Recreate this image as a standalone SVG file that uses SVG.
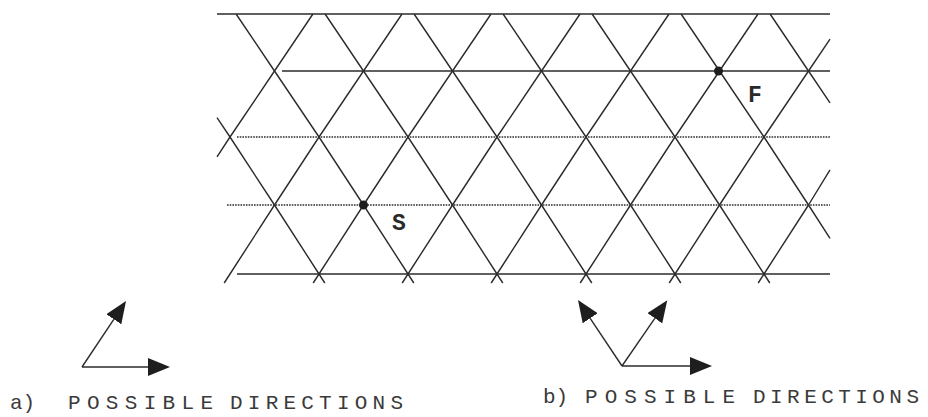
<svg xmlns="http://www.w3.org/2000/svg" width="928" height="417" viewBox="0 0 928 417">
  <style>
    .h { stroke: #2b2b2b; stroke-width: 1.4; fill: none; }
    .hd { stroke: #2b2b2b; stroke-width: 1.3; fill: none; stroke-dasharray: 1.6 1.1; }
    .d { stroke: #2b2b2b; stroke-width: 1.4; fill: none; stroke-linejoin: round; }
    .arr { stroke: #2b2b2b; stroke-width: 1.4; fill: none; marker-end: url(#head); }
    .pt { fill: #1e1e1e; }
    .lbl { font-family: "Liberation Mono", "DejaVu Sans Mono", monospace; font-weight: bold; font-size: 23px; fill: #2a2a2a; }
    .cap { font-family: "Liberation Mono", "DejaVu Sans Mono", monospace; font-size: 21px; fill: #3a3a3a; }
  </style>
  <defs>
    <marker id="head" markerUnits="userSpaceOnUse" viewBox="0 -9 22 18" markerWidth="22" markerHeight="18" refX="0" refY="0" orient="auto">
      <path d="M0,-9 L22,0 L0,9 z" fill="#1e1e1e"/>
    </marker>
  </defs>
  <rect width="928" height="417" fill="#ffffff"/>

  <g id="connectors">
    <line class="h" x1="217" y1="14" x2="830" y2="14"/>
    <line class="h" x1="282" y1="71" x2="830" y2="71"/>
    <line class="hd" x1="237" y1="137" x2="830" y2="137"/>
    <line class="hd" x1="227" y1="205" x2="830" y2="205"/>
    <line class="h" x1="237" y1="274" x2="830" y2="274"/>

    <polyline class="d" points="217,117.7 230,137 274.5,205 319,274 324.8,283"/>
    <polyline class="d" points="236.1,14 274.5,71 319,137 363.5,205 408,274 413.8,283"/>
    <polyline class="d" points="325.1,14 363.5,71 408,137 452.5,205 497,274 502.8,283"/>
    <polyline class="d" points="414.1,14 452.5,71 497,137 541.5,205 586,274 591.8,283"/>
    <polyline class="d" points="503.1,14 541.5,71 586,137 630.5,205 675,274 680.8,283"/>
    <polyline class="d" points="592.1,14 630.5,71 675,137 719.5,205 764,274 769.8,283"/>
    <polyline class="d" points="681.1,14 719.5,71 764,137 808.5,205 830,238.3"/>
    <polyline class="d" points="770.1,14 808.5,71 830,102.9"/>

    <polyline class="d" points="217,156.9 230,137 274.5,71 312.9,14"/>
    <polyline class="d" points="224.2,283 230,274 274.5,205 319,137 363.5,71 402,14"/>
    <polyline class="d" points="313.2,283 319,274 363.5,205 408,137 452.5,71 491,14"/>
    <polyline class="d" points="402.2,283 408,274 452.5,205 497,137 541.5,71 580,14"/>
    <polyline class="d" points="491.2,283 497,274 541.5,205 586,137 630.5,71 669,14"/>
    <polyline class="d" points="580.2,283 586,274 630.5,205 675,137 719.5,71 758,14"/>
    <polyline class="d" points="669.2,283 675,274 719.5,205 764,137 808.5,71 830,39.1"/>
    <polyline class="d" points="758.2,283 764,274 808.5,205 830,169.8"/>
  </g>

  <g id="node-S">
    <circle class="pt" cx="363.5" cy="205" r="4.5"/>
    <text class="lbl" x="392" y="230">S</text>
  </g>
  <g id="node-F">
    <circle class="pt" cx="718.5" cy="71" r="4.5"/>
    <text class="lbl" x="748" y="102">F</text>
  </g>

  <g id="directions-a">
    <line class="arr" x1="82" y1="367" x2="148" y2="367"/>
    <line class="arr" x1="82" y1="367" x2="113.8" y2="319.3"/>
    <text class="cap" y="409"><tspan x="10">a)</tspan> <tspan x="68" textLength="145" lengthAdjust="spacing">POSSIBLE</tspan> <tspan x="230" textLength="173" lengthAdjust="spacing">DIRECTIONS</tspan></text>
  </g>
  <g id="directions-b">
    <line class="arr" x1="622" y1="366" x2="690" y2="366"/>
    <line class="arr" x1="622" y1="366" x2="590.2" y2="318.3"/>
    <line class="arr" x1="622" y1="366" x2="654.8" y2="318.3"/>
    <text class="cap" y="403"><tspan x="543">b)</tspan><tspan x="585" textLength="150" lengthAdjust="spacing">POSSIBLE</tspan> <tspan x="753" textLength="166" lengthAdjust="spacing">DIRECTIONS</tspan></text>
  </g>
</svg>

THE REQUEST:
Print the complete listing exactly, apart from any pictures.

RESPONSE TO THIS TASK:
Recreate this image as a standalone SVG file that uses SVG.
<svg xmlns="http://www.w3.org/2000/svg" width="928" height="417" viewBox="0 0 928 417">
  <style>
    .h { stroke: #2b2b2b; stroke-width: 1.4; fill: none; }
    .hd { stroke: #2b2b2b; stroke-width: 1.3; fill: none; stroke-dasharray: 1.6 1.1; }
    .d { stroke: #2b2b2b; stroke-width: 1.4; fill: none; stroke-linejoin: round; }
    .arr { stroke: #2b2b2b; stroke-width: 1.4; fill: none; marker-end: url(#head); }
    .pt { fill: #1e1e1e; }
    .lbl { font-family: "Liberation Mono", "DejaVu Sans Mono", monospace; font-weight: bold; font-size: 23px; fill: #2a2a2a; }
    .cap { font-family: "Liberation Mono", "DejaVu Sans Mono", monospace; font-size: 21px; fill: #3a3a3a; }
  </style>
  <defs>
    <marker id="head" markerUnits="userSpaceOnUse" viewBox="0 -9 22 18" markerWidth="22" markerHeight="18" refX="0" refY="0" orient="auto">
      <path d="M0,-9 L22,0 L0,9 z" fill="#1e1e1e"/>
    </marker>
  </defs>
  <rect width="928" height="417" fill="#ffffff"/>

  <g id="connectors">
    <line class="h" x1="217" y1="14" x2="830" y2="14"/>
    <line class="h" x1="282" y1="71" x2="830" y2="71"/>
    <line class="hd" x1="237" y1="137" x2="830" y2="137"/>
    <line class="hd" x1="227" y1="205" x2="830" y2="205"/>
    <line class="h" x1="237" y1="274" x2="830" y2="274"/>

    <polyline class="d" points="217,117.7 230,137 274.5,205 319,274 324.8,283"/>
    <polyline class="d" points="236.1,14 274.5,71 319,137 363.5,205 408,274 413.8,283"/>
    <polyline class="d" points="325.1,14 363.5,71 408,137 452.5,205 497,274 502.8,283"/>
    <polyline class="d" points="414.1,14 452.5,71 497,137 541.5,205 586,274 591.8,283"/>
    <polyline class="d" points="503.1,14 541.5,71 586,137 630.5,205 675,274 680.8,283"/>
    <polyline class="d" points="592.1,14 630.5,71 675,137 719.5,205 764,274 769.8,283"/>
    <polyline class="d" points="681.1,14 719.5,71 764,137 808.5,205 830,238.3"/>
    <polyline class="d" points="770.1,14 808.5,71 830,102.9"/>

    <polyline class="d" points="217,156.9 230,137 274.5,71 312.9,14"/>
    <polyline class="d" points="224.2,283 230,274 274.5,205 319,137 363.5,71 402,14"/>
    <polyline class="d" points="313.2,283 319,274 363.5,205 408,137 452.5,71 491,14"/>
    <polyline class="d" points="402.2,283 408,274 452.5,205 497,137 541.5,71 580,14"/>
    <polyline class="d" points="491.2,283 497,274 541.5,205 586,137 630.5,71 669,14"/>
    <polyline class="d" points="580.2,283 586,274 630.5,205 675,137 719.5,71 758,14"/>
    <polyline class="d" points="669.2,283 675,274 719.5,205 764,137 808.5,71 830,39.1"/>
    <polyline class="d" points="758.2,283 764,274 808.5,205 830,169.8"/>
  </g>

  <g id="node-S">
    <circle class="pt" cx="363.5" cy="205" r="4.5"/>
    <text class="lbl" x="392" y="230">S</text>
  </g>
  <g id="node-F">
    <circle class="pt" cx="718.5" cy="71" r="4.5"/>
    <text class="lbl" x="748" y="102">F</text>
  </g>

  <g id="directions-a">
    <line class="arr" x1="82" y1="367" x2="148" y2="367"/>
    <line class="arr" x1="82" y1="367" x2="113.8" y2="319.3"/>
    <text class="cap" y="409"><tspan x="10">a)</tspan> <tspan x="68" textLength="145" lengthAdjust="spacing">POSSIBLE</tspan> <tspan x="230" textLength="173" lengthAdjust="spacing">DIRECTIONS</tspan></text>
  </g>
  <g id="directions-b">
    <line class="arr" x1="622" y1="366" x2="690" y2="366"/>
    <line class="arr" x1="622" y1="366" x2="590.2" y2="318.3"/>
    <line class="arr" x1="622" y1="366" x2="654.8" y2="318.3"/>
    <text class="cap" y="403"><tspan x="543">b)</tspan><tspan x="585" textLength="150" lengthAdjust="spacing">POSSIBLE</tspan> <tspan x="753" textLength="166" lengthAdjust="spacing">DIRECTIONS</tspan></text>
  </g>
</svg>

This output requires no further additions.